STATED PROBLEM> Once the pictures are set aside, transcribe the remaining data exactly.

______

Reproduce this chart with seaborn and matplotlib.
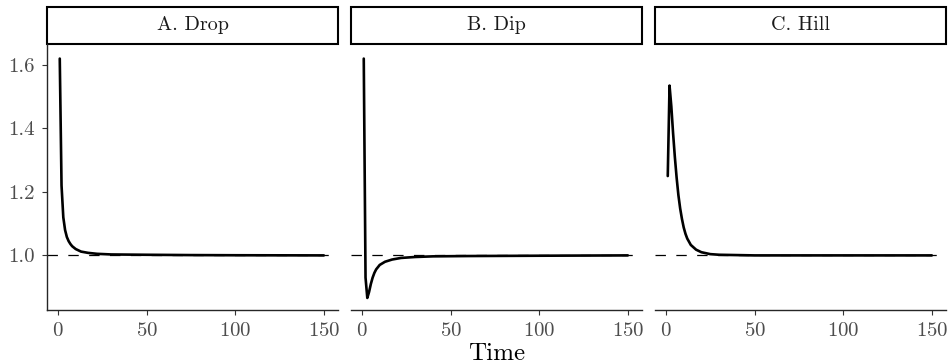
import numpy as np
import pandas as pd
import matplotlib
matplotlib.use("Agg")
import matplotlib.pyplot as plt
from matplotlib.patches import Rectangle
import seaborn as sns

# ---- data ----
panels = ["A. Drop", "B. Dip", "C. Hill"]

time_a = [1, 2, 3, 4, 5, 6, 7, 8, 10, 13, 17, 22, 30, 50, 75, 100, 150]
value_a = [1.62, 1.22, 1.12, 1.08, 1.058, 1.045, 1.036, 1.029, 1.02, 1.012, 1.008,
           1.005, 1.003, 1.002, 1.001, 1.0005, 1.0]

time_b = [1, 2, 3, 4, 5, 6, 7, 8, 10, 13, 17, 22, 30, 40, 60, 100, 150]
value_b = [1.62, 0.93, 0.866, 0.885, 0.91, 0.93, 0.945, 0.956, 0.97, 0.98, 0.987,
           0.992, 0.995, 0.997, 0.998, 0.999, 1.0]

time_c = [1, 2, 3, 4, 5, 6, 7, 8, 9, 10, 11, 12, 14, 17, 20, 25, 30, 50, 100, 150]
value_c = [1.25, 1.535, 1.47, 1.385, 1.31, 1.245, 1.19, 1.148, 1.115, 1.088, 1.068,
           1.053, 1.033, 1.018, 1.01, 1.004, 1.002, 1.0, 1.0, 1.0]

reference_level = 1.0
x_ticks = [0, 50, 100, 150]
y_ticks = [1.0, 1.2, 1.4, 1.6]

df = pd.concat([
    pd.DataFrame({"Time": time_a, "value": value_a, "panel": panels[0]}),
    pd.DataFrame({"Time": time_b, "value": value_b, "panel": panels[1]}),
    pd.DataFrame({"Time": time_c, "value": value_c, "panel": panels[2]}),
])

sns.set_theme(style="ticks")
plt.rcParams["font.family"] = ["cmr10", "DejaVu Serif"]
plt.rcParams["axes.formatter.use_mathtext"] = True
plt.rcParams["lines.scale_dashes"] = False

g = sns.relplot(data=df, x="Time", y="value", col="panel", col_order=panels,
                kind="line", color="black", linewidth=1.9, height=3, aspect=1,
                facet_kws=dict(sharex=True, sharey=True))
fig = g.figure
fig.set_size_inches(9.51, 3.64)
fig.subplots_adjust(left=47/951, right=946/951, bottom=1-310/364, top=1-44/364,
                    wspace=13/291)

strip_h = 37 / 266
for i, (ax, name) in enumerate(zip(g.axes.flat, panels)):
    ax.axhline(reference_level, color="black", lw=0.9, ls=(0, (7.5, 7.5)), zorder=1)
    for ln in ax.get_lines():
        if ln.get_linestyle() == "-":
            ln.set_zorder(3)
    ax.set_xlim(-6.2, 158.0)
    ax.set_ylim(0.828, 1.666)
    ax.set_xticks(x_ticks)
    ax.set_yticks(y_ticks)
    ax.set_yticklabels([f"{v:.1f}" for v in y_ticks])
    ax.set_title("")
    ax.set_xlabel("")
    ax.set_ylabel("")
    for s in ["top", "right"]:
        ax.spines[s].set_visible(False)
    ax.spines["bottom"].set_linewidth(1.0)
    ax.spines["left"].set_linewidth(1.0)
    ax.tick_params(axis="both", length=3.5, width=0.8, color="#333333",
                   labelcolor="#4D4D4D", labelsize=15, pad=5)
    if i > 0:
        ax.spines["left"].set_visible(False)
        ax.tick_params(axis="y", left=False, labelleft=False)
    rect = Rectangle((0, 1), 1, strip_h, transform=ax.transAxes, fill=False,
                     edgecolor="black", linewidth=1.5, clip_on=False)
    ax.add_patch(rect)
    ax.text(0.5, 1 + strip_h / 2, name, transform=ax.transAxes, ha="center",
            va="center", fontsize=14.5, color="#1A1A1A")

fig.text((47 + 946) / 2 / 951, 1 - 360 / 364, "Time", ha="center", va="baseline",
         fontsize=18, color="black")

fig.savefig("out.png", dpi=100)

______

RESULT>
Reproduce this chart with seaborn and matplotlib.
import numpy as np
import pandas as pd
import matplotlib
matplotlib.use("Agg")
import matplotlib.pyplot as plt
from matplotlib.patches import Rectangle
import seaborn as sns

# ---- data ----
panels = ["A. Drop", "B. Dip", "C. Hill"]

time_a = [1, 2, 3, 4, 5, 6, 7, 8, 10, 13, 17, 22, 30, 50, 75, 100, 150]
value_a = [1.62, 1.22, 1.12, 1.08, 1.058, 1.045, 1.036, 1.029, 1.02, 1.012, 1.008,
           1.005, 1.003, 1.002, 1.001, 1.0005, 1.0]

time_b = [1, 2, 3, 4, 5, 6, 7, 8, 10, 13, 17, 22, 30, 40, 60, 100, 150]
value_b = [1.62, 0.93, 0.866, 0.885, 0.91, 0.93, 0.945, 0.956, 0.97, 0.98, 0.987,
           0.992, 0.995, 0.997, 0.998, 0.999, 1.0]

time_c = [1, 2, 3, 4, 5, 6, 7, 8, 9, 10, 11, 12, 14, 17, 20, 25, 30, 50, 100, 150]
value_c = [1.25, 1.535, 1.47, 1.385, 1.31, 1.245, 1.19, 1.148, 1.115, 1.088, 1.068,
           1.053, 1.033, 1.018, 1.01, 1.004, 1.002, 1.0, 1.0, 1.0]

reference_level = 1.0
x_ticks = [0, 50, 100, 150]
y_ticks = [1.0, 1.2, 1.4, 1.6]

df = pd.concat([
    pd.DataFrame({"Time": time_a, "value": value_a, "panel": panels[0]}),
    pd.DataFrame({"Time": time_b, "value": value_b, "panel": panels[1]}),
    pd.DataFrame({"Time": time_c, "value": value_c, "panel": panels[2]}),
])

sns.set_theme(style="ticks")
plt.rcParams["font.family"] = ["cmr10", "DejaVu Serif"]
plt.rcParams["axes.formatter.use_mathtext"] = True
plt.rcParams["lines.scale_dashes"] = False

g = sns.relplot(data=df, x="Time", y="value", col="panel", col_order=panels,
                kind="line", color="black", linewidth=1.9, height=3, aspect=1,
                facet_kws=dict(sharex=True, sharey=True))
fig = g.figure
fig.set_size_inches(9.51, 3.64)
fig.subplots_adjust(left=47/951, right=946/951, bottom=1-310/364, top=1-44/364,
                    wspace=13/291)

strip_h = 37 / 266
for i, (ax, name) in enumerate(zip(g.axes.flat, panels)):
    ax.axhline(reference_level, color="black", lw=0.9, ls=(0, (7.5, 7.5)), zorder=1)
    for ln in ax.get_lines():
        if ln.get_linestyle() == "-":
            ln.set_zorder(3)
    ax.set_xlim(-6.2, 158.0)
    ax.set_ylim(0.828, 1.666)
    ax.set_xticks(x_ticks)
    ax.set_yticks(y_ticks)
    ax.set_yticklabels([f"{v:.1f}" for v in y_ticks])
    ax.set_title("")
    ax.set_xlabel("")
    ax.set_ylabel("")
    for s in ["top", "right"]:
        ax.spines[s].set_visible(False)
    ax.spines["bottom"].set_linewidth(1.0)
    ax.spines["left"].set_linewidth(1.0)
    ax.tick_params(axis="both", length=3.5, width=0.8, color="#333333",
                   labelcolor="#4D4D4D", labelsize=15, pad=5)
    if i > 0:
        ax.spines["left"].set_visible(False)
        ax.tick_params(axis="y", left=False, labelleft=False)
    rect = Rectangle((0, 1), 1, strip_h, transform=ax.transAxes, fill=False,
                     edgecolor="black", linewidth=1.5, clip_on=False)
    ax.add_patch(rect)
    ax.text(0.5, 1 + strip_h / 2, name, transform=ax.transAxes, ha="center",
            va="center", fontsize=14.5, color="#1A1A1A")

fig.text((47 + 946) / 2 / 951, 1 - 360 / 364, "Time", ha="center", va="baseline",
         fontsize=18, color="black")

fig.savefig("out.png", dpi=100)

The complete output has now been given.